In local development, we don’t want to interact with S3 - so let’s write two functions to save and delete uploads using local storage.

def save_upload_to_disk(fileobj, filename):
    """Save file object to on-disk uploads folder.
    This function is used in development for media uplods.
    """
    path = insta485.app.config["UPLOAD_FOLDER"]/filename
    fileobj.save(path)
    LOGGER.info("Saved upload to disk %s", path)


def delete_upload_from_disk(filename):
    """Delete file from on-disk uploads folder.
    This function is used in development for media uplods.
    """
    path = insta485.app.config["UPLOAD_FOLDER"]/filename
    path.unlink()

Finally, let’s use the functions we wrote to create and remove uploads.

def create_upload():
    """Handle one upload POST request.  Return filename of saved file."""
    # User is not logged in
    if "logname" not in flask.session:
        flask.abort(403)

    # Post request has no file part
    if "file" not in flask.request.files:
        flask.abort(400)
    file = flask.request.files["file"]

    # User did not select file
    if file.filename == "":
        flask.abort(400)

    # Disallowed file extension
    if not allowed_file(file.filename):
        flask.abort(400)

    # New filename is a unique ID
    uuid_filename = "{stem}{suffix}".format(
        stem=uuid.uuid4().hex,
        suffix=Path(file.filename).suffix
    )

    # Upload to S3 if the configuration provides AWS_S3_UPLOAD_BUCKET.
    # Typically, this would be set in production.
    if "AWS_S3_UPLOAD_BUCKET" in insta485.app.config:
        save_upload_to_s3(file, uuid_filename)
    else:
        save_upload_to_disk(file, uuid_filename)

    # Return hash_basename for adding to database
    return uuid_filename


def remove_upload(filename):
    """Handle one request to delete a media upload."""
    # Upload to S3 if the configuration provides AWS_S3_UPLOAD_BUCKET.
    # Typically, this would be set in production.
    if "AWS_S3_UPLOAD_BUCKET" in insta485.app.config:
        delete_upload_from_s3(filename)
    else:
        delete_upload_from_disk(filename)

Refactoring views to use new API routes

Now that we’ve written new create_upload() and remove_upload() functions in the model module of insta485, we’ll need to refactor the uses in views/accounts.py and views/user.py.

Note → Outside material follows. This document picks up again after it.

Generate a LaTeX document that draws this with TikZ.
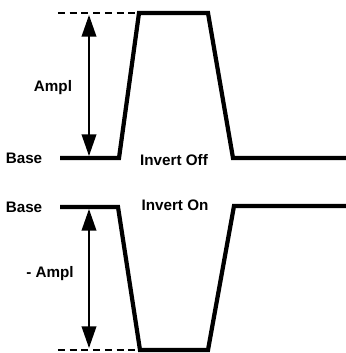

Everyone will have slightly different code for this. Here’s what you’ll need to do:

Run and validate

View bucket contents with AWS CLI.

List buckets and bucket contents

$ aws s3 ls
...
2020-06-22 11:27:33 uniqname.uploads.insta485.com
$ aws s3 ls uniqname.uploads.insta485.com
                           PRE uploads/

Make sure you have the AWS Python module installed.

$ pip install boto3

Run a dev server.

$ ./bin/insta485run

Log in to the web interface and navigate to a user page, e.g., http://localhost:8000/u/awdeorio/ . Upload an image, creating a new post. You should it the image appear. Check the server logs, you should see:

[2020-06-23 21:52:25,411] INFO in model: Saved upload to S3 uniqname.uploads.insta485.com/uploads/aaaf3b2c2597410ba72fa4a337bc9185.jpg

Cleanup

Note: We are NOT deleting any of the AWS resources that we provisioned.

  1. Disable your CDN by navigating to the CloudFront console, clicking on the checkbox for your distribution, and then clicking on disable.

  2. Block public access to your static S3 file server by navigating to the S3 console, clicking into your static files S3 bucket (i.e. uniqname.static.insta485.com), then clicking on properties -> Static Website Hosting, and then clicking on Disable website hosting and save.

  3. Comment out the line AWS_S3_UPLOAD_BUCKET = "uniqname.uploads.insta485.com" in your insta485/config.py to use local image uploads instead of S3.

  4. SetFLASKS3_ACTIVE to false in your insta485/config.py to serve static files locally instead of from your CDN and S3.

You should now be able to run ./bin/insta485run and everything should still work. Additionally, verify that your the script source on your index.html page is /static/js/bundle.js

Completion Criteria

Lab Quiz

Complete the lab quiz by the due date.